Tonsillar herniation and cervical syringomyelia in association with posterior fossa tumors in children: a case-based update

    loading  Checking for direct PDF access through Ovid



Posterior fossa tumors most commonly occur in children. They frequently present with raised intracranial pressure and may have tonsillar herniation. The symptomatology is predominantly directed towards the tumor. The occurrence of syringomyelia in such cases is most unusual. Symptomatic syringomyelia is rare.

Case report

We describe a case of a pilocytic astrocytoma of the cerebellum in a 13-year-old girl who presented with clinical features of progressively worsening raised intracranial pressure and secondary tonsillar herniation and cervical syringomyelia. Magnetic resonance (MR) imaging showed a large midline inhomogenously enhancing vermian tumor causing moderate obstructive hydrocephalus. In addition, the cerebellar tonsils herniated down to the C2 level, and there was a centrally located syrinx from C2-T1. The tumor was resected through a suboccipital craniectomy. At follow-up after 3 months, MR imaging demonstrated total resolution of tonsillar herniation and cervical syringomyelia.
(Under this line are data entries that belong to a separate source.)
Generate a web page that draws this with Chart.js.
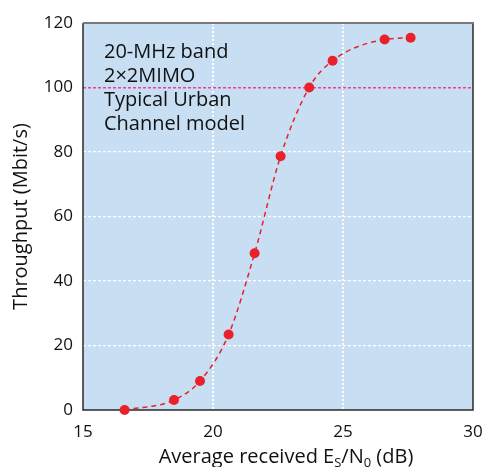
<!DOCTYPE html>
<html>
<head>
<meta charset="utf-8">
<script src="https://cdn.jsdelivr.net/npm/chart.js@4"></script>
<style>
  html, body { margin: 0; padding: 0; background: #fff; }
</style>
</head>
<body>
<canvas id="chart" width="485" height="467"></canvas>
<script>
// values
const snr = [16.6, 18.5, 19.5, 20.6, 21.6, 22.6, 23.7, 24.6, 26.6, 27.6];
const throughput = [0, 3.1, 9.0, 23.4, 48.6, 78.7, 100, 108.3, 114.9, 115.4];
const xTicks = [15, 20, 25, 30];
const yTicks = [0, 20, 40, 60, 80, 100, 120];
const refLevel = 100;
const noteLines = ['20-MHz band', '2×2MIMO', 'Typical Urban', 'Channel model'];

const FONT = "'Open Sans', 'Noto Sans', sans-serif";
const RED = '#E8212B';

const plotDecor = {
    id: 'plotDecor',
    beforeDraw(chart) {
        const { ctx, chartArea: a } = chart;
        ctx.save();
        ctx.fillStyle = '#C8DEF3';
        ctx.fillRect(a.left, a.top, a.right - a.left, a.bottom - a.top);
        ctx.restore();
    },
    beforeDatasetsDraw(chart) {
        const { ctx, chartArea: a } = chart;
        ctx.save();
        ctx.lineWidth = 1.5;
        ctx.strokeStyle = '#2a2a2a';
        ctx.beginPath();
        ctx.moveTo(a.left, a.top);
        ctx.lineTo(a.left, a.bottom);
        ctx.lineTo(a.right, a.bottom);
        ctx.lineTo(a.right, a.top);
        ctx.stroke();
        ctx.strokeStyle = '#7a7a7a';
        ctx.lineWidth = 2;
        ctx.beginPath();
        ctx.moveTo(a.left, a.top);
        ctx.lineTo(a.right + 1, a.top);
        ctx.stroke();
        ctx.restore();
    },
    afterDraw(chart) {
        const { ctx, chartArea: a } = chart;
        ctx.save();
        ctx.fillStyle = '#111';
        ctx.font = '20px ' + FONT;
        ctx.textBaseline = 'alphabetic';
        noteLines.forEach((t, i) => ctx.fillText(t, a.left + 21, a.top + 35 + i * 24));

        // x axis title with subscripts
        const parts = [
            ['Average received E', 20, 0],
            ['S', 13, 4],
            ['/N', 20, 0],
            ['0', 13, 4],
            [' (dB)', 20, 0]
        ];
        let w = 0;
        parts.forEach(p => { ctx.font = p[1] + 'px ' + FONT; w += ctx.measureText(p[0]).width; });
        let x = 286 - w / 2;
        const base = 463;
        parts.forEach(p => {
            ctx.font = p[1] + 'px ' + FONT;
            ctx.fillText(p[0], x, base + p[2]);
            x += ctx.measureText(p[0]).width;
        });
        ctx.restore();
    }
};

new Chart(document.getElementById('chart'), {
    type: 'line',
    data: {
        datasets: [{
            data: snr.map((v, i) => ({ x: v, y: throughput[i] })),
            borderColor: RED,
            borderWidth: 1.5,
            borderDash: [5, 4],
            cubicInterpolationMode: 'monotone',
            pointRadius: 5,
            pointBackgroundColor: RED,
            pointBorderWidth: 0,
            clip: false
        }]
    },
    options: {
        responsive: false,
        animation: false,
        devicePixelRatio: 1,
        layout: { padding: { left: 0, right: 12, top: 23, bottom: 0 } },
        plugins: { legend: { display: false }, tooltip: { enabled: false } },
        scales: {
            x: {
                type: 'linear',
                min: 15,
                max: 30,
                afterBuildTicks: s => { s.ticks = xTicks.map(v => ({ value: v })); },
                afterFit: s => { s.height = 57; s.paddingLeft = 0; s.paddingRight = 0; },
                grid: {
                    drawTicks: false,
                    lineWidth: 2,
                    color: c => (c.tick && (c.tick.value === 15 || c.tick.value === 30)) ? 'rgba(0,0,0,0)' : '#ffffff'
                },
                border: { display: false, dash: [2, 2] },
                ticks: { padding: 12, color: '#111', font: { family: FONT, size: 17 }, maxRotation: 0 }
            },
            y: {
                min: 0,
                max: 120,
                afterBuildTicks: s => { s.ticks = yTicks.map(v => ({ value: v })); },
                afterFit: s => { s.width = 83; s.paddingTop = 0; s.paddingBottom = 0; },
                grid: {
                    drawTicks: false,
                    lineWidth: c => (c.tick && c.tick.value === refLevel) ? 1.6 : 1.2,
                    color: c => {
                        if (!c.tick) return 'rgba(0,0,0,0)';
                        if (c.tick.value === refLevel) return '#F23C9E';
                        if (c.tick.value === 0 || c.tick.value === 120) return 'rgba(0,0,0,0)';
                        return '#ffffff';
                    }
                },
                border: { display: false, dash: [3, 2] },
                ticks: { padding: 10, color: '#111', font: { family: FONT, size: 17 } },
                title: {
                    display: true,
                    text: 'Throughput (Mbit/s)',
                    color: '#111',
                    font: { family: FONT, size: 20 },
                    padding: { top: 9, bottom: 4 }
                }
            }
        }
    },
    plugins: [plotDecor]
});
</script>
</body>
</html>
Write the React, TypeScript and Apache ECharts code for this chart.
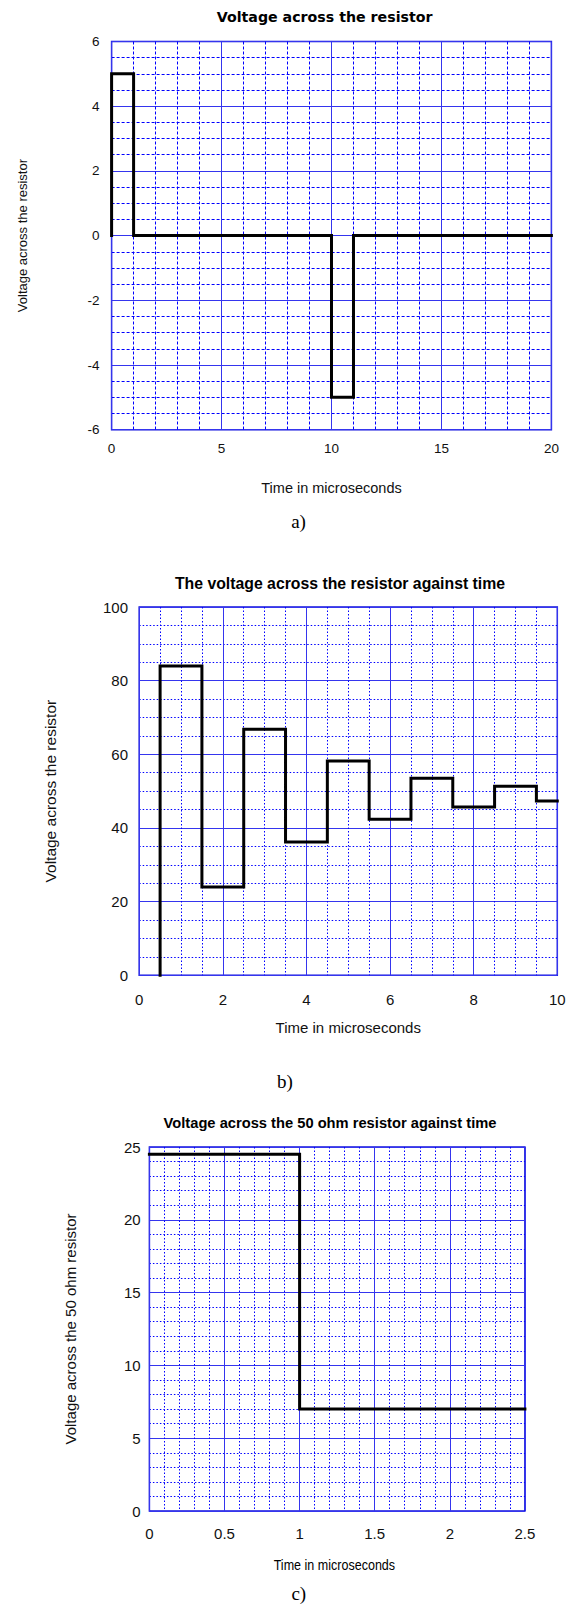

The occurrence of tonsillar herniation and syringomyelia in association with a slow growing benign tumor like pilocytic astrocytoma of the cerebellum is uncommon. The blockade of normal cerebrospinal fluid circulation pathway at the foramen magnum is the crucial factor. Surgical extirpation of the tumor restores the normal cerebrospinal fluid circulation at the foramen magnum and produces an excellent outcome. The need for an additional surgical procedure for treatment of associated tonsillar herniation and syringomyelia can be avoided. Volumetric assessment of the posterior fossa may provide a better understanding of the pathophysiology of syringomyelia in such patients.